Despite the immense role he has played in leading Australia out of its greatest ever crisis, some question marks started to be raised in England about his numbers with the bat.
But heading into Friday's Sheffield Shield clash against NSW where he will take guard against half of his Test bowling attack, Paine feels he has come back from a tough Ashes campaign a better batsman, with any lingering mental demons left well in the past.
"There's no secret from the finger injury I had, my batting just never came back to the level it was beforehand," Paine said.
"I had to change some things with my grip because of how I now hold the bat, but that took me a couple of years to get right and I think I carried some mental scars with me for a while.
"I had a really lean trot and just couldn't get out of it. The last three or four years I've been batting quite well and always looked good at the wicket, but haven't been able to cash in and bat for a long period of time.

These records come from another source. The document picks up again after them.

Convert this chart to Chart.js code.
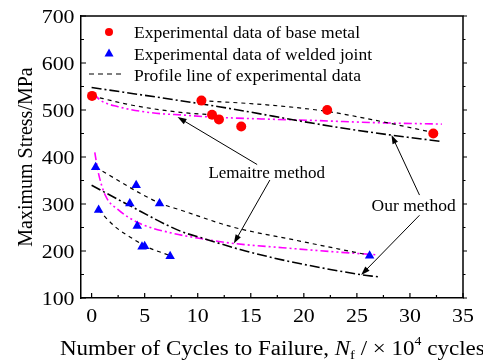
<!DOCTYPE html>
<html>
<head>
<meta charset="utf-8">
<script src="https://cdn.jsdelivr.net/npm/chart.js@4.4.0/dist/chart.umd.min.js"></script>
<style>
  html, body { margin: 0; padding: 0; background: #fff; }
</style>
</head>
<body>
<canvas id="fatigue-chart" width="483" height="363"></canvas>
<script>
// Experimental points (x: cycles to failure / 10^4, y: maximum stress / MPa)
var baseMetalX = [0.04, 10.35, 11.35, 12.0, 14.1, 22.2, 32.2];
var baseMetalY = [530, 520, 490, 480, 465, 500, 450];
var weldedX = [0.38, 0.66, 3.6, 4.2, 4.3, 4.75, 5.0, 6.4, 7.4, 26.2];
var weldedY = [378, 287, 301, 340, 253, 209, 210, 301, 189, 190];

// Profile lines of experimental data (dashed)
var profBaseUpX = [10.35, 16.5, 22.2, 27.2, 32.2];
var profBaseUpY = [520, 511, 497, 476, 452];
var profBaseLowX = [0.04, 3.2, 5.7, 8.8, 11.35];
var profBaseLowY = [530, 513, 503, 494, 490];
var profWeldUpX = [0.38, 6.4, 8.4, 13.3, 19.0, 26.2];
var profWeldUpY = [378, 302, 287, 251, 224, 191];
var profWeldLowX = [0.66, 2.2, 4.1, 5.0, 7.4];
var profWeldLowY = [287, 252, 223, 211, 190];

// Our method (black dash-dot)
var ourBaseX = [0, 12, 22.4, 28.1, 33];
var ourBaseY = [548, 507, 466, 447, 433];
var ourWeldX = [0, 3.3, 8.4, 10.5, 14, 17, 19, 25.3, 27];
var ourWeldY = [340, 300, 242, 227, 203, 186, 176, 150, 145];

// Lemaitre method (magenta dash-dot-dot)
var lemBaseX = [0.2, 0.8, 2.5, 5.7, 8.8, 11.3, 16, 20.6, 26.8, 33];
var lemBaseY = [535, 521, 507, 494, 489, 485, 481, 478, 473, 470];
var lemWeldX = [0.3, 0.6, 1.3, 2.5, 4.4, 7.2, 10.4, 13.4, 18, 22.4, 26.8];
var lemWeldY = [410, 370, 318, 288, 260, 240, 226, 216, 207, 199, 192];

var xTickValues = [0, 5, 10, 15, 20, 25, 30, 35];
var xMinorValues = [2.5, 7.5, 12.5, 17.5, 22.5, 27.5, 32.5];
var yMinorValues = [150, 250, 350, 450, 550, 650];

var legendLabels = ["Experimental data of base metal", "Experimental data of welded joint", "Profile line of experimental data"];
var yTitle = "Maximum Stress/MPa";
var lemaitreLabel = "Lemaitre method";
var ourLabel = "Our method";

// annotation text anchors and arrows (data units)
var lemaitreTextPos = [16.5, 365];
var ourTextPos = [30.35, 294];
var lemaitreArrows = [[15.6, 384, 8.1, 485], [16.8, 351, 13.4, 216]];
var ourArrows = [[30.9, 319, 28.26, 447], [30.9, 276, 25.4, 149]];

var serif = "'Liberation Serif', 'Times New Roman', serif";

function pts(xs, ys) {
    return xs.map(function (x, i) { return { x: x, y: ys[i] }; });
}

var DASH = [4, 4];
var DASHDOT = [10, 3, 2, 3];
var DASHDOTDOT = [8, 3, 2, 3, 2, 3];

function curve(xs, ys, color, dash, width) {
    return {
        data: pts(xs, ys),
        showLine: true,
        borderColor: color,
        borderWidth: width,
        borderDash: dash,
        pointRadius: 0,
        cubicInterpolationMode: 'monotone',
        fill: false
    };
}

var chartData = {
    datasets: [
        { data: pts(baseMetalX, baseMetalY), pointStyle: 'circle', pointRadius: 5, backgroundColor: '#ff0000', borderColor: '#ff0000', borderWidth: 0, showLine: false },
        { data: pts(weldedX, weldedY), pointStyle: 'triangle', pointRadius: 5.5, backgroundColor: '#0000ff', borderColor: '#0000ff', borderWidth: 0, showLine: false },
        curve(profBaseUpX, profBaseUpY, '#000', DASH, 1.2),
        curve(profBaseLowX, profBaseLowY, '#000', DASH, 1.2),
        curve(profWeldUpX, profWeldUpY, '#000', DASH, 1.2),
        curve(profWeldLowX, profWeldLowY, '#000', DASH, 1.2),
        curve(ourBaseX, ourBaseY, '#000', DASHDOT, 1.6),
        curve(ourWeldX, ourWeldY, '#000', DASHDOT, 1.6),
        curve(lemBaseX, lemBaseY, '#ff00ff', DASHDOTDOT, 1.6),
        curve(lemWeldX, lemWeldY, '#ff00ff', DASHDOTDOT, 1.6)
    ]
};

// text squeezed/stretched horizontally by sx, anchored by align
function wideText(ctx, s, x, y, font, sx, align) {
    ctx.save();
    ctx.font = font;
    var w = ctx.measureText(s).width * sx;
    var left = align === 'right' ? x - w : (align === 'center' ? x - w / 2 : x);
    ctx.translate(left, y);
    ctx.scale(sx, 1);
    ctx.textAlign = 'left';
    ctx.fillText(s, 0, 0);
    ctx.restore();
    return w;
}

function arrow(ctx, chart, a) {
    var sx = chart.scales.x, sy = chart.scales.y;
    var x1 = sx.getPixelForValue(a[0]), y1 = sy.getPixelForValue(a[1]);
    var x2 = sx.getPixelForValue(a[2]), y2 = sy.getPixelForValue(a[3]);
    var ang = Math.atan2(y2 - y1, x2 - x1);
    ctx.save();
    ctx.strokeStyle = '#000';
    ctx.lineWidth = 1;
    ctx.beginPath();
    ctx.moveTo(x1, y1);
    ctx.lineTo(x2 - 6 * Math.cos(ang), y2 - 6 * Math.sin(ang));
    ctx.stroke();
    ctx.fillStyle = '#000';
    ctx.beginPath();
    ctx.moveTo(x2, y2);
    ctx.lineTo(x2 - 9 * Math.cos(ang) + 3 * Math.sin(ang), y2 - 9 * Math.sin(ang) - 3 * Math.cos(ang));
    ctx.lineTo(x2 - 9 * Math.cos(ang) - 3 * Math.sin(ang), y2 - 9 * Math.sin(ang) + 3 * Math.cos(ang));
    ctx.closePath();
    ctx.fill();
    ctx.restore();
}

var decorations = {
    id: 'decorations',
    afterDraw: function (chart) {
        var ctx = chart.ctx, area = chart.chartArea;
        var sx = chart.scales.x, sy = chart.scales.y;
        ctx.save();

        // frame (top and right)
        ctx.strokeStyle = '#000';
        ctx.lineWidth = 1.5;
        ctx.beginPath();
        ctx.moveTo(area.left, area.top);
        ctx.lineTo(area.right, area.top);
        ctx.lineTo(area.right, area.bottom);
        ctx.stroke();

        // tick marks
        ctx.lineWidth = 1.2;
        ctx.beginPath();
        xTickValues.forEach(function (v) {
            var p = sx.getPixelForValue(v);
            ctx.moveTo(p, area.bottom); ctx.lineTo(p, area.bottom - 5);
        });
        xMinorValues.forEach(function (v) {
            var p = sx.getPixelForValue(v);
            ctx.moveTo(p, area.bottom); ctx.lineTo(p, area.bottom - 3);
        });
        sy.ticks.forEach(function (t) {
            var p = sy.getPixelForValue(t.value);
            ctx.moveTo(area.left, p); ctx.lineTo(area.left + 5, p);
            ctx.moveTo(area.right, p); ctx.lineTo(area.right + 4, p);
        });
        yMinorValues.forEach(function (v) {
            var p = sy.getPixelForValue(v);
            ctx.moveTo(area.left, p); ctx.lineTo(area.left + 3, p);
            ctx.moveTo(area.right, p); ctx.lineTo(area.right + 2.5, p);
        });
        ctx.stroke();

        // tick labels
        ctx.fillStyle = '#000';
        ctx.textBaseline = 'alphabetic';
        var tickFont = '19px ' + serif;
        xTickValues.forEach(function (v) {
            wideText(ctx, String(v), sx.getPixelForValue(v), area.bottom + 23.5, tickFont, 1.15, 'center');
        });
        sy.ticks.forEach(function (t) {
            wideText(ctx, String(t.value), area.left - 6.5, sy.getPixelForValue(t.value) + 7, tickFont, 1.15, 'right');
        });

        // legend
        var lx = area.left + 28, tx = area.left + 53, ly = area.top + 16;
        var legendWidths = [226, 238, 227];
        ctx.fillStyle = '#ff0000';
        ctx.beginPath(); ctx.arc(lx, ly, 4, 0, Math.PI * 2); ctx.fill();
        ctx.fillStyle = '#0000ff';
        ctx.beginPath();
        ctx.moveTo(lx, ly + 21 - 4.5); ctx.lineTo(lx + 4.5, ly + 21 + 3.5); ctx.lineTo(lx - 4.5, ly + 21 + 3.5);
        ctx.closePath(); ctx.fill();
        ctx.strokeStyle = '#000';
        ctx.lineWidth = 1.2;
        ctx.setLineDash([5, 4]);
        ctx.beginPath(); ctx.moveTo(lx - 20, ly + 42); ctx.lineTo(lx + 15, ly + 42); ctx.stroke();
        ctx.setLineDash([]);
        ctx.fillStyle = '#000';
        ctx.font = '17px ' + serif;
        legendLabels.forEach(function (s, i) {
            var k = legendWidths[i] / ctx.measureText(s).width;
            wideText(ctx, s, tx, ly + 21.5 * i + 6, '17px ' + serif, k, 'left');
            ctx.font = '17px ' + serif;
        });

        // annotations
        ctx.textBaseline = 'middle';
        wideText(ctx, lemaitreLabel, sx.getPixelForValue(lemaitreTextPos[0]), sy.getPixelForValue(lemaitreTextPos[1]), '17px ' + serif, 1.0, 'center');
        wideText(ctx, ourLabel, sx.getPixelForValue(ourTextPos[0]), sy.getPixelForValue(ourTextPos[1]), '17px ' + serif, 1.03, 'center');
        lemaitreArrows.concat(ourArrows).forEach(function (a) { arrow(ctx, chart, a); });

        // x axis title with italic N, subscript f, superscript 4
        var pieces = [
            { t: 'Number of Cycles to Failure, ', f: '20px ' + serif, dy: 0 },
            { t: 'N', f: 'italic 20px ' + serif, dy: 0 },
            { t: 'f', f: '13px ' + serif, dy: 4 },
            { t: ' / \u00d7 10', f: '20px ' + serif, dy: 0 },
            { t: '4', f: '12px ' + serif, dy: -10 },
            { t: ' cycles', f: '20px ' + serif, dy: 0 }
        ];
        var x = 60, base = 355;
        ctx.textBaseline = 'alphabetic';
        pieces.forEach(function (p) {
            x += wideText(ctx, p.t, x, base + p.dy, p.f, 1.15, 'left');
        });
        ctx.restore();
    }
};

var chartOptions = {
    responsive: false,
    animation: false,
    layout: { padding: { top: 16, right: 20, left: 0, bottom: 0 } },
    plugins: { legend: { display: false }, tooltip: { enabled: false } },
    scales: {
        x: {
            type: 'linear',
            min: -1,
            max: 35,
            grid: { display: false },
            border: { display: true, color: '#000', width: 1.5 },
            ticks: { display: false },
            afterBuildTicks: function (s) { s.ticks = xTickValues.map(function (v) { return { value: v }; }); },
            afterFit: function (s) { s.height = 65; }
        },
        y: {
            type: 'linear',
            min: 100,
            max: 700,
            grid: { display: false },
            border: { display: true, color: '#000', width: 1.5 },
            ticks: { display: false, stepSize: 100 },
            title: { display: true, text: yTitle, color: '#000', font: { family: serif, size: 20 }, padding: { top: 15, bottom: 0 } },
            afterFit: function (s) { s.width = 81; }
        }
    }
};

var config = {
    type: 'scatter',
    data: chartData,
    options: chartOptions,
    plugins: [decorations]
};

var fatigueChart = new Chart(document.getElementById('fatigue-chart'), config);
</script>
</body>
</html>
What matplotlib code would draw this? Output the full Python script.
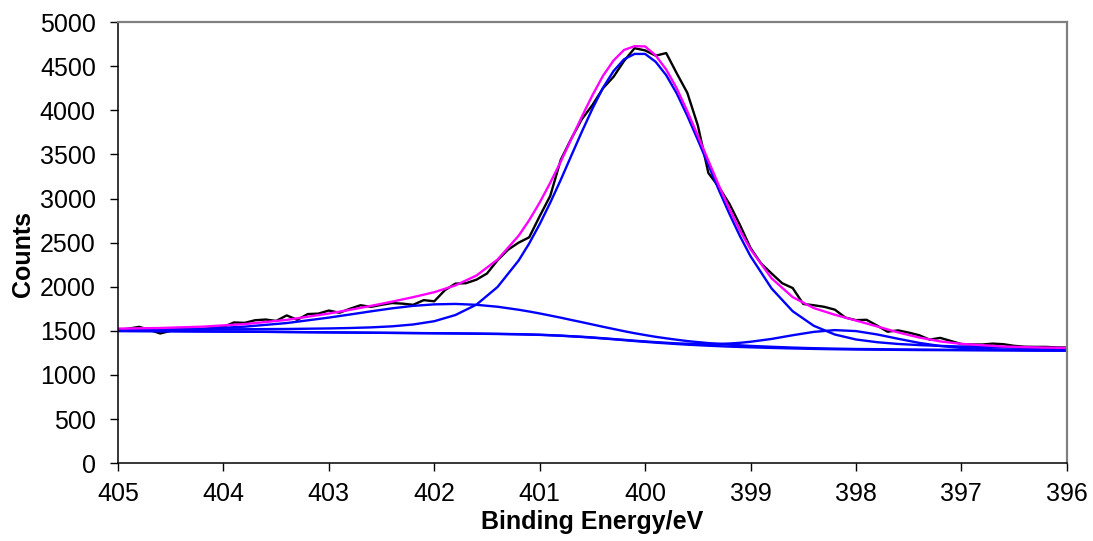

"To do that was exactly the way I wanted to start the summer."
"I just think it's a bit of confidence," Paine said about his breakthrough hundred.
"I wasn't on my own (not scoring runs in England), it's a hard place to bat, but I think I actually improved as a player because of how difficult it was.
"I noticed last week, I was playing the ball a bit later, being a bit stiller, which is stuff I was working on in England for the swinging ball and now I'm back in Australia and it's not swinging as much, I found batting was a little easier.
"It's always good that even at my age, you can go to a place, experience something and come back and have learnt from it and become a better player. The moment I'm not getting better is the moment I won't be playing. I was really glad the way that went."